- [Requirement]:
Leave the pictures out. Return all other data exactly.

- [Dataset excerpt]:
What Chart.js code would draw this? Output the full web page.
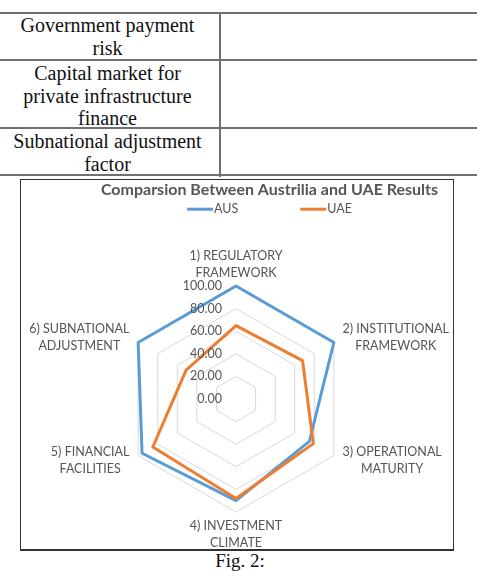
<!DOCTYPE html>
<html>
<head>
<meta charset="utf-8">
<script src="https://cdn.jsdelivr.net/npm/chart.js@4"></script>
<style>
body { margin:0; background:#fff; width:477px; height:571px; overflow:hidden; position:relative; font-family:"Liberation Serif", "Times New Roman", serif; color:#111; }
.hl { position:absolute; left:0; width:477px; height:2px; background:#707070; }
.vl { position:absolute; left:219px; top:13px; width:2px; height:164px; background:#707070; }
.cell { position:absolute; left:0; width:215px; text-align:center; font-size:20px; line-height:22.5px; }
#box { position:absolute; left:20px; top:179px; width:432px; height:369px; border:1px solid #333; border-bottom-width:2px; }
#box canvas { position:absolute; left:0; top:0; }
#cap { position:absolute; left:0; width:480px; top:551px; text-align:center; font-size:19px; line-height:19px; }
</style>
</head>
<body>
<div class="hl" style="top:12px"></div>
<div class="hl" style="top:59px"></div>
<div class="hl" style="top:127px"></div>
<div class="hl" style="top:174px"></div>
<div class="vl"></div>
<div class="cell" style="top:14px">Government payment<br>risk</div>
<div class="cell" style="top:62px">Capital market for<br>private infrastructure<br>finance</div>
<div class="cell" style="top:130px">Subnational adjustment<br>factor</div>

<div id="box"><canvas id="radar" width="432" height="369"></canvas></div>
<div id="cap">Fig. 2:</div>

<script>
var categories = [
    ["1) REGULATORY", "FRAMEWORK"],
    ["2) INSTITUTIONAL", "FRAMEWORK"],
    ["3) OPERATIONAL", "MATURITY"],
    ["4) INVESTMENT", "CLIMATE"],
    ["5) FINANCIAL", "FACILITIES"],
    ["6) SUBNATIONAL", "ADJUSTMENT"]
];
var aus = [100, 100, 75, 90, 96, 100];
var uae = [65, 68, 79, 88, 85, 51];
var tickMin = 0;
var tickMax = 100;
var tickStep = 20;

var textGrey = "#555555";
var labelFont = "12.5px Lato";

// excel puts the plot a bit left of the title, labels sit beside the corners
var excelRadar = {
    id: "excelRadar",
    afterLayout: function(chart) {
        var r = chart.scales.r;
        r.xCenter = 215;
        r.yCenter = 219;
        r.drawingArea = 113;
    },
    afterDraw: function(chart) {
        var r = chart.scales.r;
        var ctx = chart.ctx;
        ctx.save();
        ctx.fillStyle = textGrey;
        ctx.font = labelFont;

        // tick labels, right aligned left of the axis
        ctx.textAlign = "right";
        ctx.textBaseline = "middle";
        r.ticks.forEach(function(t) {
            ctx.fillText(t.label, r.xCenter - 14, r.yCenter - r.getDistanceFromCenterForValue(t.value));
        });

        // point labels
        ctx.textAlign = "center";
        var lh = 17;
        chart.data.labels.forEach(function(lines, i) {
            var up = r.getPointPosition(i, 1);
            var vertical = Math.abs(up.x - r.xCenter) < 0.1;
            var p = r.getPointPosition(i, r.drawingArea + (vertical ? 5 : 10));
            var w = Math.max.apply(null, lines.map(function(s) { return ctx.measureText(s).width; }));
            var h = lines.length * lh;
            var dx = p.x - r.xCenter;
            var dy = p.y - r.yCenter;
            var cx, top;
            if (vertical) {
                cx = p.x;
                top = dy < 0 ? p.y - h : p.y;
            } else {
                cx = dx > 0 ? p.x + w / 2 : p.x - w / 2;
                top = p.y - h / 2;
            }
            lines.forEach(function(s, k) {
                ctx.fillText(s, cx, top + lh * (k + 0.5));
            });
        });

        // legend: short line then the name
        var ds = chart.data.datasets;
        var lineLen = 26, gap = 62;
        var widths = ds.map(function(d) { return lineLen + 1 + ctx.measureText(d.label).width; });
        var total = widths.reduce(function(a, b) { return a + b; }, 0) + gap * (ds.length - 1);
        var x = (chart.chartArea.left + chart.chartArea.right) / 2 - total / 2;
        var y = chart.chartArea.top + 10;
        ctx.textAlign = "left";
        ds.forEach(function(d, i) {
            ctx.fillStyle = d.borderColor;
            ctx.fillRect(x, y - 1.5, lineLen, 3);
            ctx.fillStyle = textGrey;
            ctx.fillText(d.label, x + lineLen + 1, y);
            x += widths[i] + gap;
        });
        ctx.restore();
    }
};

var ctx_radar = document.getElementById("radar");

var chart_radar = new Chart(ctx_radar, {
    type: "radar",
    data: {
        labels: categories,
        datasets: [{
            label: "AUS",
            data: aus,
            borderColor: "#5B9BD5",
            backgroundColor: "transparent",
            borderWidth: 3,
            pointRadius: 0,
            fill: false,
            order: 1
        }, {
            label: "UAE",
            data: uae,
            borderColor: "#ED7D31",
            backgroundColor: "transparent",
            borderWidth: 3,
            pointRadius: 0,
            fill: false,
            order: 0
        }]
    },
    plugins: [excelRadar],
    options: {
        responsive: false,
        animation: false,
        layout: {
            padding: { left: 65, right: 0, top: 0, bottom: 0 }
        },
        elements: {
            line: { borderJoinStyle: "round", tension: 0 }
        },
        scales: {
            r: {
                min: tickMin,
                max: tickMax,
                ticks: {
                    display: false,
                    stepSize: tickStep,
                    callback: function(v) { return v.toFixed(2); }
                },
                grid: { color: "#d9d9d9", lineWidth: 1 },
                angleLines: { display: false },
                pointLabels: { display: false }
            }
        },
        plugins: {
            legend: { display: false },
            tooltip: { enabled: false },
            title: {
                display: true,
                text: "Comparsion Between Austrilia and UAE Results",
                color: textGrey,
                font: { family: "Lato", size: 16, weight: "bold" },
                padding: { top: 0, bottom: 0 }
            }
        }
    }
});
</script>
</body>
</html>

- [Answer to the task]:
What Chart.js code would draw this? Output the full web page.
<!DOCTYPE html>
<html>
<head>
<meta charset="utf-8">
<script src="https://cdn.jsdelivr.net/npm/chart.js@4"></script>
<style>
body { margin:0; background:#fff; width:477px; height:571px; overflow:hidden; position:relative; font-family:"Liberation Serif", "Times New Roman", serif; color:#111; }
.hl { position:absolute; left:0; width:477px; height:2px; background:#707070; }
.vl { position:absolute; left:219px; top:13px; width:2px; height:164px; background:#707070; }
.cell { position:absolute; left:0; width:215px; text-align:center; font-size:20px; line-height:22.5px; }
#box { position:absolute; left:20px; top:179px; width:432px; height:369px; border:1px solid #333; border-bottom-width:2px; }
#box canvas { position:absolute; left:0; top:0; }
#cap { position:absolute; left:0; width:480px; top:551px; text-align:center; font-size:19px; line-height:19px; }
</style>
</head>
<body>
<div class="hl" style="top:12px"></div>
<div class="hl" style="top:59px"></div>
<div class="hl" style="top:127px"></div>
<div class="hl" style="top:174px"></div>
<div class="vl"></div>
<div class="cell" style="top:14px">Government payment<br>risk</div>
<div class="cell" style="top:62px">Capital market for<br>private infrastructure<br>finance</div>
<div class="cell" style="top:130px">Subnational adjustment<br>factor</div>

<div id="box"><canvas id="radar" width="432" height="369"></canvas></div>
<div id="cap">Fig. 2:</div>

<script>
var categories = [
    ["1) REGULATORY", "FRAMEWORK"],
    ["2) INSTITUTIONAL", "FRAMEWORK"],
    ["3) OPERATIONAL", "MATURITY"],
    ["4) INVESTMENT", "CLIMATE"],
    ["5) FINANCIAL", "FACILITIES"],
    ["6) SUBNATIONAL", "ADJUSTMENT"]
];
var aus = [100, 100, 75, 90, 96, 100];
var uae = [65, 68, 79, 88, 85, 51];
var tickMin = 0;
var tickMax = 100;
var tickStep = 20;

var textGrey = "#555555";
var labelFont = "12.5px Lato";

// excel puts the plot a bit left of the title, labels sit beside the corners
var excelRadar = {
    id: "excelRadar",
    afterLayout: function(chart) {
        var r = chart.scales.r;
        r.xCenter = 215;
        r.yCenter = 219;
        r.drawingArea = 113;
    },
    afterDraw: function(chart) {
        var r = chart.scales.r;
        var ctx = chart.ctx;
        ctx.save();
        ctx.fillStyle = textGrey;
        ctx.font = labelFont;

        // tick labels, right aligned left of the axis
        ctx.textAlign = "right";
        ctx.textBaseline = "middle";
        r.ticks.forEach(function(t) {
            ctx.fillText(t.label, r.xCenter - 14, r.yCenter - r.getDistanceFromCenterForValue(t.value));
        });

        // point labels
        ctx.textAlign = "center";
        var lh = 17;
        chart.data.labels.forEach(function(lines, i) {
            var up = r.getPointPosition(i, 1);
            var vertical = Math.abs(up.x - r.xCenter) < 0.1;
            var p = r.getPointPosition(i, r.drawingArea + (vertical ? 5 : 10));
            var w = Math.max.apply(null, lines.map(function(s) { return ctx.measureText(s).width; }));
            var h = lines.length * lh;
            var dx = p.x - r.xCenter;
            var dy = p.y - r.yCenter;
            var cx, top;
            if (vertical) {
                cx = p.x;
                top = dy < 0 ? p.y - h : p.y;
            } else {
                cx = dx > 0 ? p.x + w / 2 : p.x - w / 2;
                top = p.y - h / 2;
            }
            lines.forEach(function(s, k) {
                ctx.fillText(s, cx, top + lh * (k + 0.5));
            });
        });

        // legend: short line then the name
        var ds = chart.data.datasets;
        var lineLen = 26, gap = 62;
        var widths = ds.map(function(d) { return lineLen + 1 + ctx.measureText(d.label).width; });
        var total = widths.reduce(function(a, b) { return a + b; }, 0) + gap * (ds.length - 1);
        var x = (chart.chartArea.left + chart.chartArea.right) / 2 - total / 2;
        var y = chart.chartArea.top + 10;
        ctx.textAlign = "left";
        ds.forEach(function(d, i) {
            ctx.fillStyle = d.borderColor;
            ctx.fillRect(x, y - 1.5, lineLen, 3);
            ctx.fillStyle = textGrey;
            ctx.fillText(d.label, x + lineLen + 1, y);
            x += widths[i] + gap;
        });
        ctx.restore();
    }
};

var ctx_radar = document.getElementById("radar");

var chart_radar = new Chart(ctx_radar, {
    type: "radar",
    data: {
        labels: categories,
        datasets: [{
            label: "AUS",
            data: aus,
            borderColor: "#5B9BD5",
            backgroundColor: "transparent",
            borderWidth: 3,
            pointRadius: 0,
            fill: false,
            order: 1
        }, {
            label: "UAE",
            data: uae,
            borderColor: "#ED7D31",
            backgroundColor: "transparent",
            borderWidth: 3,
            pointRadius: 0,
            fill: false,
            order: 0
        }]
    },
    plugins: [excelRadar],
    options: {
        responsive: false,
        animation: false,
        layout: {
            padding: { left: 65, right: 0, top: 0, bottom: 0 }
        },
        elements: {
            line: { borderJoinStyle: "round", tension: 0 }
        },
        scales: {
            r: {
                min: tickMin,
                max: tickMax,
                ticks: {
                    display: false,
                    stepSize: tickStep,
                    callback: function(v) { return v.toFixed(2); }
                },
                grid: { color: "#d9d9d9", lineWidth: 1 },
                angleLines: { display: false },
                pointLabels: { display: false }
            }
        },
        plugins: {
            legend: { display: false },
            tooltip: { enabled: false },
            title: {
                display: true,
                text: "Comparsion Between Austrilia and UAE Results",
                color: textGrey,
                font: { family: "Lato", size: 16, weight: "bold" },
                padding: { top: 0, bottom: 0 }
            }
        }
    }
});
</script>
</body>
</html>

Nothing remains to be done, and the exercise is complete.